Dieci anni fa se ne andava il barone Francesco Agnello. Non inganni il titolo nobiliare di barone di Siculiana, parliamo di un uomo che ha vissuto tra gli uomini e che per tutti si è speso, dedicando tutta la sua vita in particolar modo alla musica: sue le scoperte di molti giovani talenti italiani, sua la guida della centenaria Associazione Musicale Siciliana così come la presidenza del CIDIM, il comitato nazionale italiano di musica.
È in quest’ultima veste che ha avuto modo di conoscere ed apprezzare anche l’operato degli Amici della Musica di Vicenza, prima, e della Società del Quartetto, poi, avendo rapporti cordiali e solidali con la dirigenza delle associazioni vicentine e confermando la sua attenzione per i giovani.
L’Associazione Siciliana Amici della Musica si è fatta promotrice di una “raccolta di ricordi” nel suo nome, per onorarne la figura: dalla presidente Milena Mangalaviti, molto vicina al barone Agnello negli ultimi anni della sua vita, a alla pianista veneziana di fama internazionale Gloria Campaner, che fa parte dei tantissimi giovani “scoperti”, lanciati e supportati da Agnello quando, agli inizi della sua carriera, vinse il premio Nuove Carriere del Cidim, fino al contributo video del sindaco di Palermo, Leoluca Orlando.
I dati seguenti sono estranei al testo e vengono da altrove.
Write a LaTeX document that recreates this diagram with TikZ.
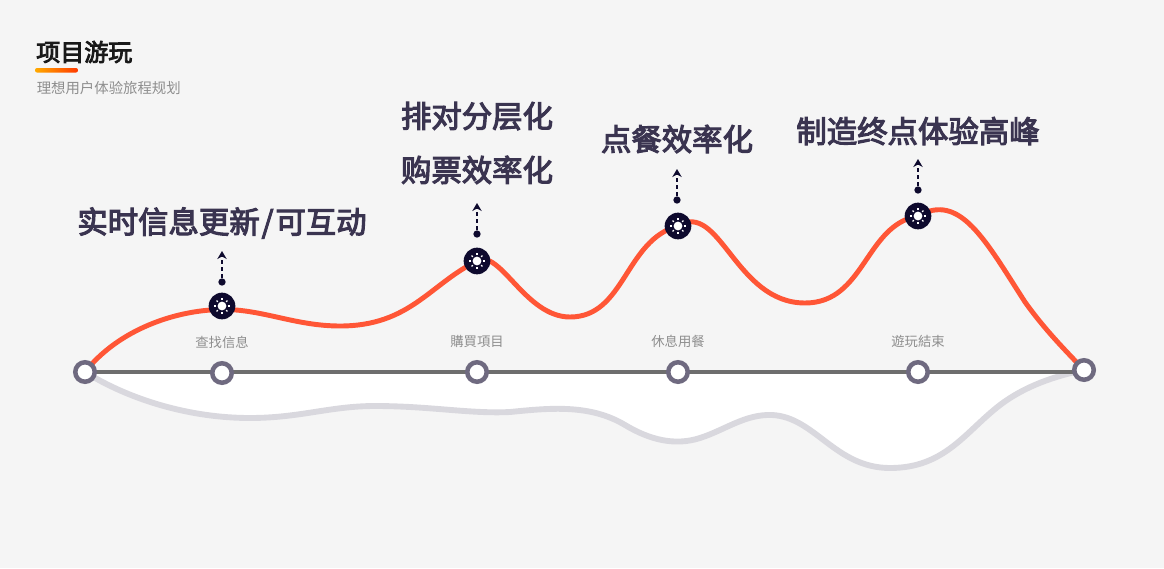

Il barone della musica – così era chiamato Francesco Agnello – in vita fu amico anche di tanti nomi eccellenti come Giuseppe Tomasi di Lampedusa, Karlheinz Stockhausen, Luigi Nono, Luciano Berio e Maurizio Pollini, oltre che padre di Simonetta Agnello Hornby, palermitana di origine ma poi presidente del Tribunale di Londra per i Bisogni Educativi Speciali e scrittrice di fama. Suo il ricordo che tratteggia una parte curiosa e personale del padre: “Ho vissuto un misto di cultura europea e siciliana. Papà, il Barone Francesco Agnello, una famiglia di origine pisana calata in Sicilia nel Trecento, era borbonico e teneva molto alla mia identità siciliana. Ogni estate mi portava in campagna, a Mosè, per quattro mesi e lì avevo il dovere di parlare il siciliano con i contadini. Ritornati in città, dovevo parlare corretto italiano.”